DNC operatives admitted to setting up these false scenarios of violence. These trips were organized by a group called Democracy Partners. But the mainstream media don't show the videos made by Project Veritas Action. They do not appear on big media websites.
So bad behavior was used to set up Trump as the cause of the bad behavior. This issue then becomes, was the NYT's use of the touching allegations, and the subsequent criticism of Trump's reaction, a similarly set up event? Did the media intentionally agitate Trump with these touching allegations, then condemn him for responding? Everyone who watches a football or basketball game sees that occasionally someone pushes another player, then the player pushes back, and the player who pushed back is always tagged for committing a personal foul.
The recent Wikileaks emails prove that the Hillary campaign has been involved in a conspiracy to discredit Trump as well as Bernie Sanders. And the emails further indicate that there was correspondence between the Hillary campaign and so-called journalists who were involved with the debates. Someone gave DonnaBrazile a heads-up to some questions Hillary would be asked. So in the areas of physical confrontations at rallies and giving Hillary an advantage at debates, we now know there is evidence of collusion, some of it illegal.
From now on, the media should discuss the initial, instigating action, not Trump's reaction to it. If they only discuss Trump's reaction, they look like willing participants, just as Hillary's operatives at Trump's rallies were willing participants.
If the media can't sort this out, the voters will have to sort it out for themselves. Voters now have a right to be suspicious about the allegations of violence at Trump rallies, since there never was violence at a Hillary rally or a Bernie Sanders rally – only at Trump rallies. And now there is proof that the violence at Trump rallies was set up by Hillary operatives.
It will be interesting to see if from now on, the media say that the NYT and CNN are dragging the campaign into the dirt, taking the low road, by putting touching and other personal allegations into the headlines. But they won't. This proves they are part of it. They won't even discuss this as a possibility; they don't want voters to give a critical look to the touching allegations. They don't want to smarten them up. If they don't report this viewpoint, that they are responsible for this lowball campaign strategy, it proves they are part of it. They don't want to give up their tactic. It's a form of a scam, a con. And one rule of the con artists is never to give up the con.

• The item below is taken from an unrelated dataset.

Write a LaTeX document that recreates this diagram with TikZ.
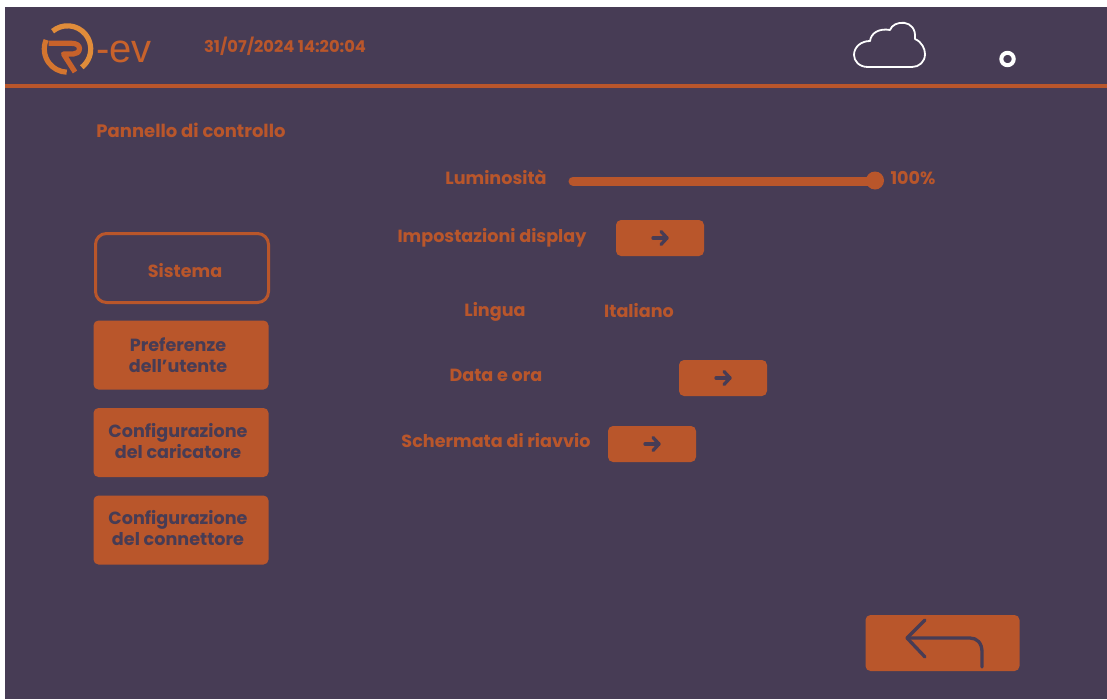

It will be very interesting if Trump and Melania sue the NYT, to see if their lawyers get hold of emails between the NYT and the Hillary campaign. During a court case, each side has the right to force the other, through discovery, to turn over all available documents, including cell phone records and emails.
Eighty years ago, the media and big politicians had a "gentlemen's agreement" not to discuss personal behavior. The liberal writer David Halberstamdocumented this. Now they not only report on it, but create it out of thin air, to support only one party.